L’homme et la machine
Aventure humaine qui prend en compte au plus près ceux qu’il filme, Seuls, ensemble est aussi un bel exercice de film documentaire qui s’attache à filmer la machine qu’est le chalutier, le bruit des turbines, les rouages, à travers des gros plans visuels et sonores. C’est à chaque fois un rapport judicieux qui est fait entre l’image et le son par David Kremer, projetant originellement de devenir ingénieur du son. Au regard de l’image, le réalisateur ne tombe jamais dans la pure plasticité ni dans la veine conceptuelle qui faisait toute la brillante sidération de Léviathan de Castaing-Taylor et Paravel. Ici, une simple construction en oblique du cadre par le cordage du filet de pêche sert à le dynamiser et compose une marine en mouvement avec le jeu des vagues et le mouvement des oiseaux dans l’air. Que ce soit dans ces tableaux ouverts ou fermés (par exemple, les lucarnes du chalutier servant de surcadrage), David Kremer donne de l’air à son film, jouant de rythmes et d’échelles de plans variés, sans tomber dans le simple et gratuit plan de coupe.
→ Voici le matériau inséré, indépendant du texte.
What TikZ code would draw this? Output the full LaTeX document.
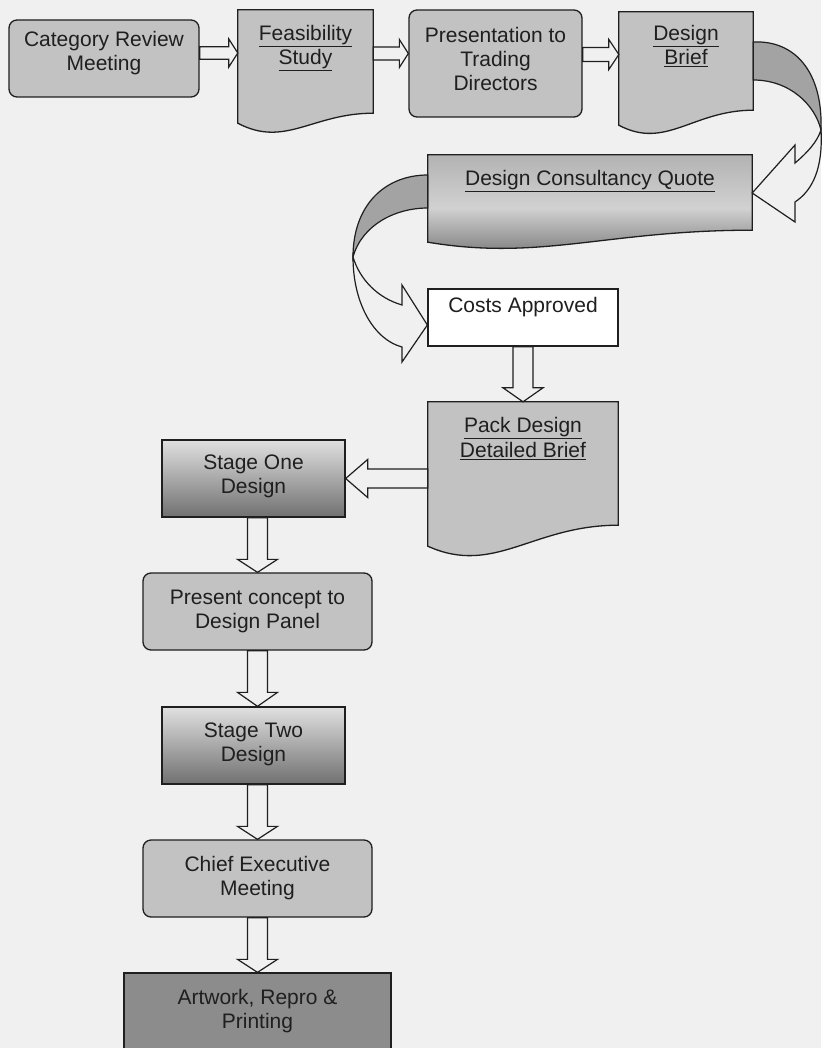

De même, le filmage ponctuel d’écrans de visionnage du travail à la chaîne ne vire pas à un effet de dispositif sur les écrans, mais suffit simplement à rendre compte de son objet sous ses différentes facettes. C’est par un geste également d’une grande simplicité que le réalisateur clôture Seuls, ensemble : l’écran se fait noir par saturation des poissons dans le cadre. Ceux-ci tombent dans la cale alors que la caméra y est installée. Le fondu au noir est ici réalisé par des moyens naturels, au même titre qu’une vague déferlant sert de raccord.
Si la pêche hauturière sur un chalutier est mécanisée, elle conserve cependant une part artisanale, réalisée par les mains des hommes : les poissons sont récollectés puis travaillés ; ils sont placés sur un plateau déroulant, défilent sous un rouleau, puis sont découpés au couteau, conservés dans du papier plastique, congelés et mise en boîte. Ce n’est ni plus ni moins qu’une image même du travail cinématographique dans sa dimension artisanale en lien avec une machine, qui, si elle vaut pour le travail de la pellicule, n’en présente pas moins la dimension à hauteur d’hommes, sans grands effets, choisie par David Kremer. Ainsi, quand les mouettes se font flot violacé, ce n’est que le jeu de couleurs et de chatoiements produit par le soleil sur leurs corps blancs-grisés se découpant des remous de l’eau.